И Дау подробно рассказал, что, получив сообщение о разгроме русской армии под Евпаторией, царь понял – война проиграна. Не выдержав позора поражения, он покончил с собой. До революции это скрывали: помазанник Божий не мог совершить столь тяжкого греха, – вот в школьных учебниках по старинке и пишут – «умер». У Герцена, который был остроумнейшим человеком своего времени, были все основания заявить, что царь умер от «Евпатории в легких».

Он любил повторять красивые мифы, события античной истории, отдельные латинские фразы, которые тут же переводил. И очень часто задавал мне вопросы, на которые я иногда отвечала невпопад. Особенно мне запомнился разговор о «тургеневских барышнях» – он их не одобрял, а я, честно говоря, никак не могла понять почему.

– А какой бы ты хотела быть? – спросил Дау.

– Добродетельной, – ответила я.

– Какой? – переспросил Дау. – Добродетельной? Это ужасно!

– Да она просто не понимает значения этого слова, – догадалась Кора.

Я растерялась, молчала.

Дау особенно часто обрушивал на меня шквал любимых изречений. Некоторые я тут же записывала:

«Я люблю людей, кроме пресыщенных жизнью ничтожеств». Джон Рид; «Я всегда уважал красоту и считал ее талантом, силой». Герцен; «Любовь – поэзия и солнце жизни». Белинский.

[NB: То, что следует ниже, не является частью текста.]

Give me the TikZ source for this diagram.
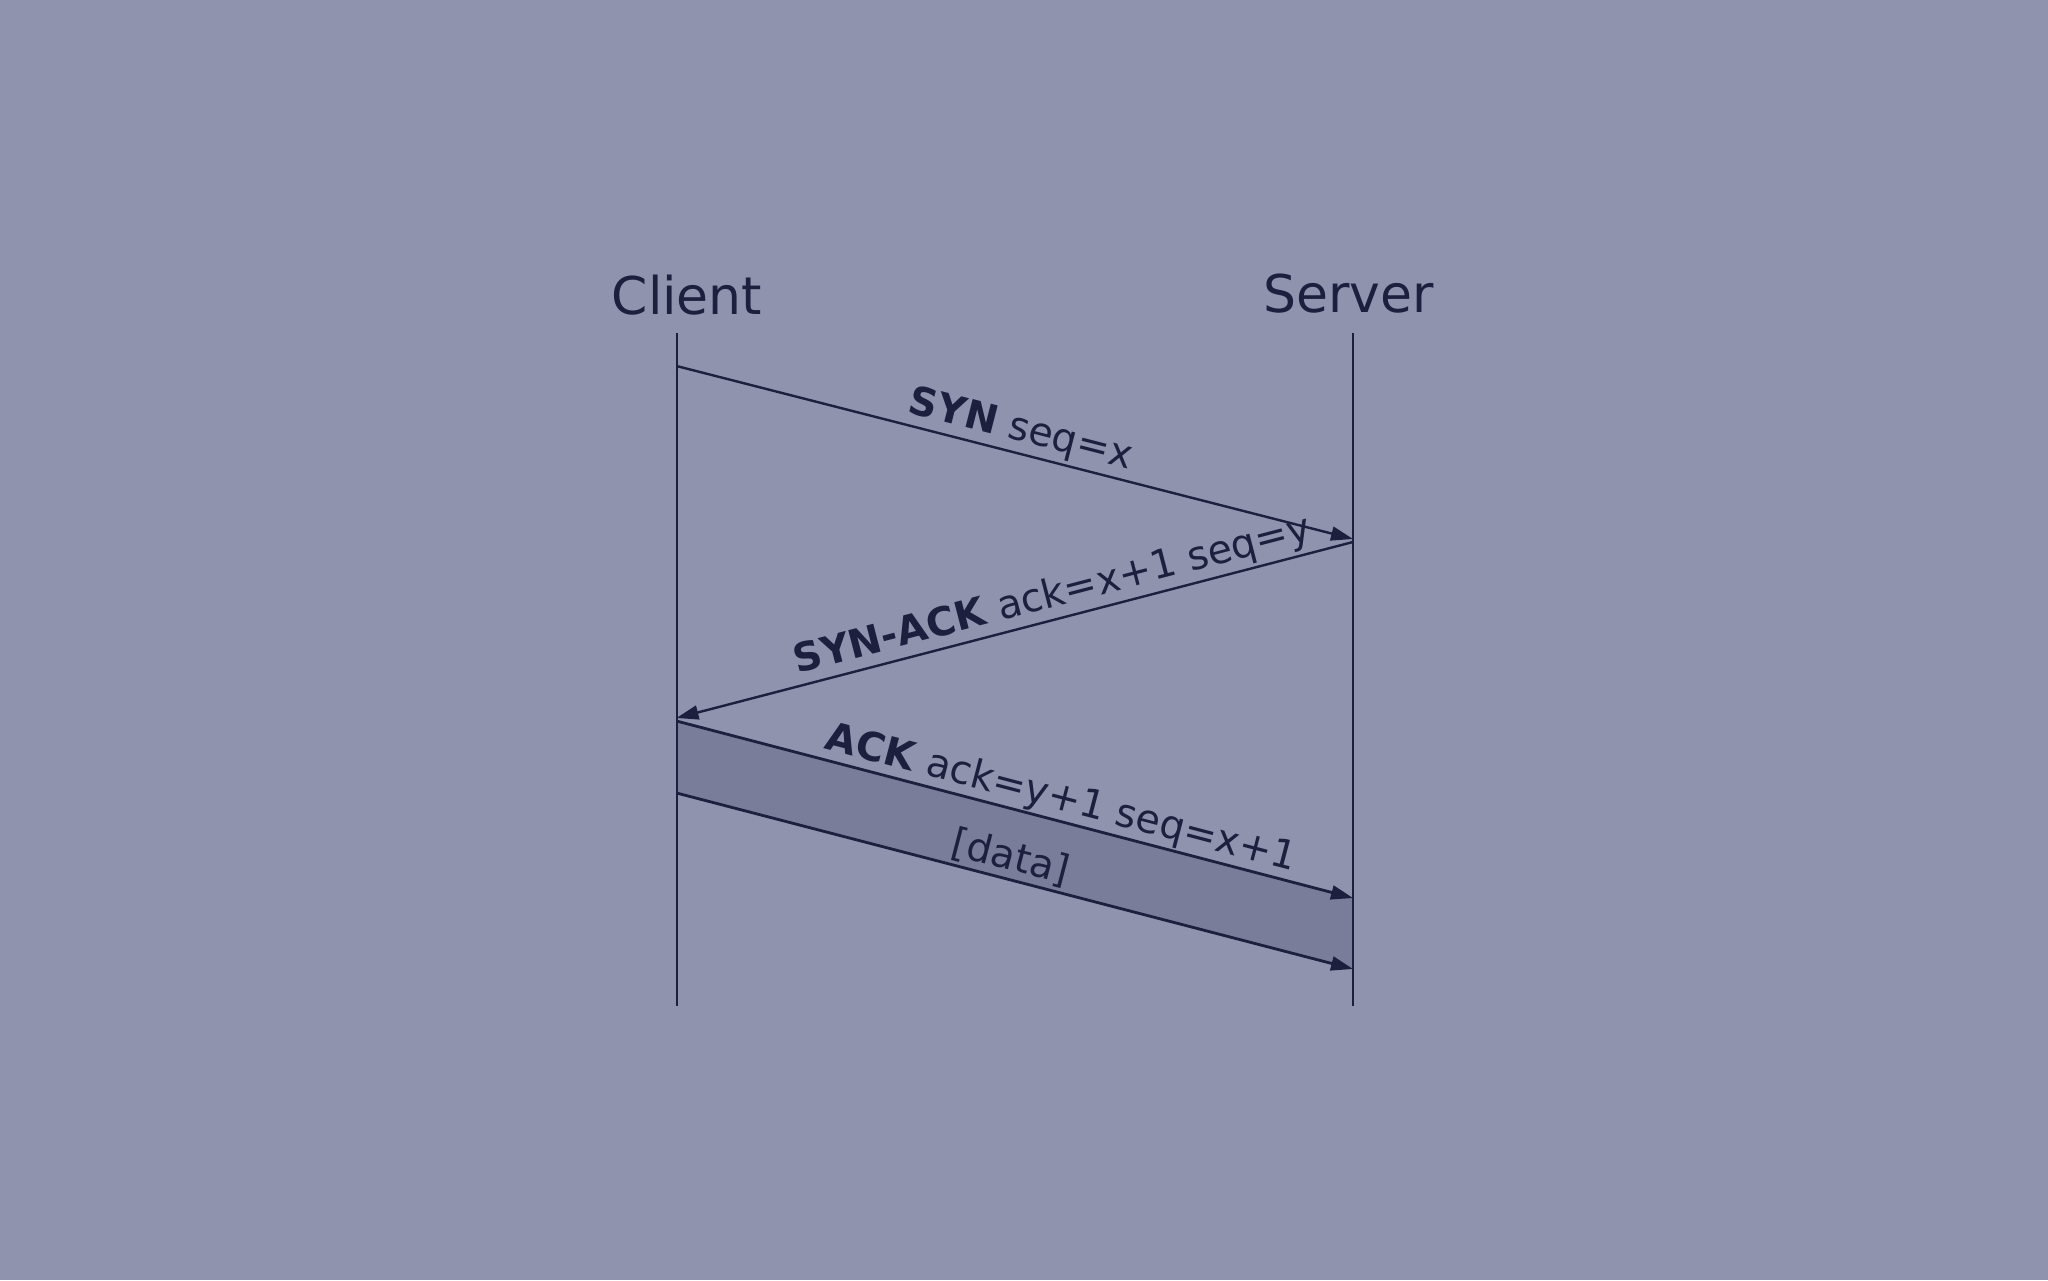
\documentclass[tikz,border=0pt]{standalone}
\usepackage{fontspec}
\setmainfont{DejaVu Sans}
\usetikzlibrary{arrows.meta}
\definecolor{bgc}{HTML}{8F93AE}
\definecolor{ink}{HTML}{1C1F3D}
\definecolor{band}{HTML}{7A7D9A}
\tikzset{
  lifeline/.style={draw=ink, line width=2pt},
  msg/.style={draw=ink, line width=2.4pt, -{Triangle[length=22pt,width=14pt]}},
  msglabel/.style={text=ink, font=\fontsize{39.5}{46}\selectfont, sloped, above, inner sep=3pt},
  actor/.style={text=ink, font=\fontsize{52}{60}\selectfont, anchor=base, inner sep=0pt}
}
\begin{document}
\begin{tikzpicture}[x=1pt,y=1pt]
\fill[bgc] (0,0) rectangle (2048,-1280);
\useasboundingbox (0,0) rectangle (2048,-1280);
\node[actor] (client) at (687,-314) {Client};
\node[actor] (server) at (1348.5,-312) {Server};
\coordinate (ct) at (676.5,-333);
\coordinate (cb) at (676.5,-1006);
\coordinate (st) at (1353,-333);
\coordinate (sb) at (1353,-1006);
\coordinate (c1) at (676.5,-366);
\coordinate (s1) at (1353,-539);
\coordinate (s2) at (1353,-542);
\coordinate (c2) at (676.5,-718);
\coordinate (c3) at (676.5,-721);
\coordinate (s3) at (1353,-898);
\coordinate (c4) at (676.5,-793);
\coordinate (s4) at (1353,-969);
\fill[band] (c3) -- (s3) -- (s4) -- (c4) -- cycle;
\draw[lifeline] (ct) -- (cb);
\draw[lifeline] (st) -- (sb);
\draw[msg] (c1) -- (s1) node[msglabel, pos=0.5] {\textbf{SYN} seq=x};
\draw[msg] (s2) -- (c2) node[msglabel, pos=0.435] {\textbf{SYN-ACK} ack=x+1 seq=y};
\draw[msg, line width=2.8pt] (c3) -- (s3) node[msglabel, pos=0.56, inner sep=1pt] {\textbf{ACK} ack=y+1 seq=x+1};
\draw[msg, line width=2.8pt] (c4) -- (s4) node[msglabel, pos=0.486] {[data]};
\end{tikzpicture}
\end{document}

Заканчивалось все стихами.

Я и их записывала:

Где бы ни шла моя жизнь, – о, быть бы мне всегда в равновесии, готовым ко всем случайностям,
Чтобы встретить лицом к лицу ночь, ураганы, голод, насмешки, удары, несчастья,
Как встречают их деревья и животные.
Уолт Уитмен

Меня охватывал какой-то священный трепет, когда он говорил о доблестных подвигах своих любимых героев. Ничто его так не огорчало, как несправедливо забытые имена. Он возмущался, если забывали истинного первооткрывателя.